Уже в своих учебных занятиях Федотов обнаружил необычайную память и какую-то даже странную фантазию. Ему не было скучно изучать географию и историю, так же как и впоследствии ему не казалось скучным пестрое разнообразие жизни. Все врезывалось в его воображение, все освещалось у него в мозгу ярким, своеобразным светом, все приобретало значение и смысл. Для этого странного ребенка история, изложенная в примитивных, сухих учебниках, представлялась рядом драматических эффектных сцен, а география переносила его под яркие небеса к чудесной, чуждой нашему краю растительности.

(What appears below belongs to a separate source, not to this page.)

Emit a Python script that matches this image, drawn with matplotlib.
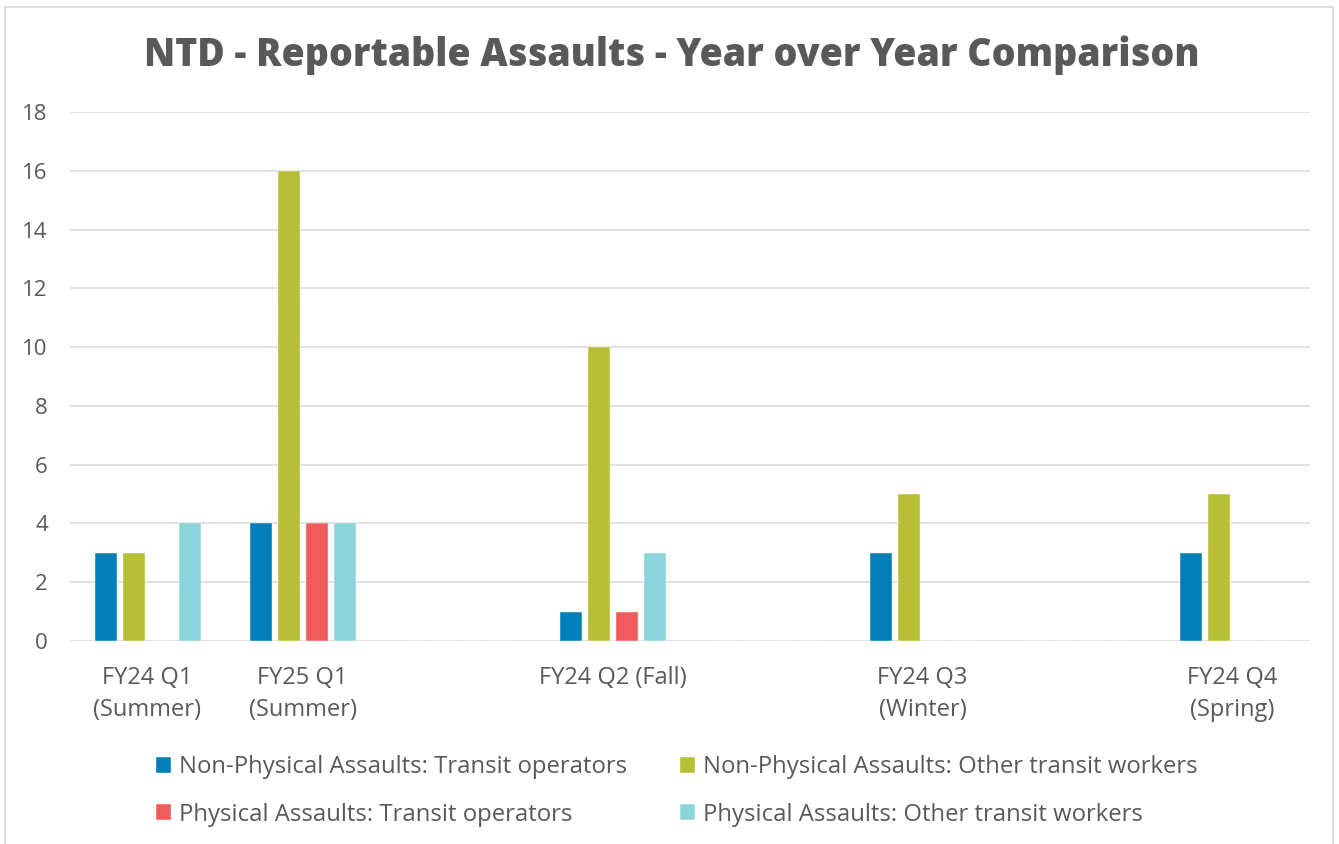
import matplotlib
matplotlib.use("Agg")
import matplotlib.pyplot as plt
from matplotlib.patches import Rectangle
import numpy as np

plt.rcParams['font.family'] = ['Open Sans', 'DejaVu Sans']

# categories (blank slots keep Excel's uneven spacing)
categories = ["FY24 Q1\n(Summer)", "FY25 Q1\n(Summer)", "", "FY24 Q2 (Fall)", "",
              "FY24 Q3\n(Winter)", "", "FY24 Q4\n(Spring)"]
np_operators = [3, 4, 0, 1, 0, 3, 0, 3]
np_other = [3, 16, 0, 10, 0, 5, 0, 5]
p_operators = [0, 4, 0, 1, 0, 0, 0, 0]
p_other = [4, 4, 0, 3, 0, 0, 0, 0]
series_names = ["Non-Physical Assaults: Transit operators",
                "Non-Physical Assaults: Other transit workers",
                "Physical Assaults: Transit operators",
                "Physical Assaults: Other transit workers"]
colors = ["#007FB9", "#B7BF34", "#F15B5C", "#8BD4DB"]
yticks = [0, 2, 4, 6, 8, 10, 12, 14, 16, 18]

W, H = 1339, 844
fig = plt.figure(figsize=(W / 100, H / 100), dpi=100)
fig.patches.append(Rectangle((5 / W, -0.02), 1328 / W, 1.02 - 7 / H,
                             transform=fig.transFigure, fill=False,
                             edgecolor="#D9D9D9", linewidth=1.2))

ax = fig.add_axes([70 / W, (H - 641) / H, (1310 - 70) / W, (641 - 112) / H])
x = np.arange(len(categories))
step = 28 / 155
width = 22 / 155
handles = []
for i, (vals, name, c) in enumerate(zip([np_operators, np_other, p_operators, p_other],
                                        series_names, colors)):
    b = ax.bar(x + (i - 1.5) * step, vals, width, color=c, label=name, zorder=3,
               edgecolor="white", linewidth=0.3)
    handles.append(b)

ax.set_ylim(0, 18)
ax.set_yticks(yticks)
ax.set_xlim(-0.5, len(categories) - 0.5)
ax.set_xticks(x)
ax.set_xticklabels(categories, fontsize=17, color="#595959", linespacing=1.45)
ax.tick_params(axis="y", labelsize=16, colors="#595959", length=0, pad=16)
ax.tick_params(axis="x", length=0, pad=18)
for lab in ax.get_yticklabels():
    lab.set_color("#595959")
ax.grid(axis="y", color="#D9D9D9", linewidth=1.1, zorder=0)
for s in ax.spines.values():
    s.set_visible(False)

fig.text(672 / W, 1 - 55 / H, "NTD - Reportable Assaults - Year over Year Comparison",
         ha="center", va="center", fontsize=27, fontweight="heavy", color="#595959")

order = [0, 2, 1, 3]
leg = fig.legend([handles[i] for i in order], [series_names[i] for i in order],
                 ncol=2, loc="center", bbox_to_anchor=(677 / W, 1 - 791 / H),
                 frameon=False, fontsize=17.2, handlelength=0.64, handleheight=0.64,
                 handletextpad=0.34, columnspacing=2.2, labelspacing=0.98,
                 borderpad=0)
for t in leg.get_texts():
    t.set_color("#595959")

fig.savefig("out.png", dpi=100)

Так точно и в жизни впоследствии то, что для других было скукой, безразличной суматохой, томительным набором ненужных лиц и событий, для него казалось увлекательным романом, где тысячи героев участвовали в бесконечных перипетиях. От Федотова ничего не ускользало, все отпечатывалось в его мозгу и мигом превращалось в длящийся образ и тип: редкая и драгоценнейшая способность в художнике. Федотов уже в корпусе взялся за карандаш: он рисовал портреты, карикатуры, — и за это товарищи его любили, а начальство не беспокоило. Опять-таки, к счастью, никому не приходило в голову засадить его за гипсы, никто не вдалбливал ему ядовитых академических сентенций. На глупейших уроках рисования он числился лентяем.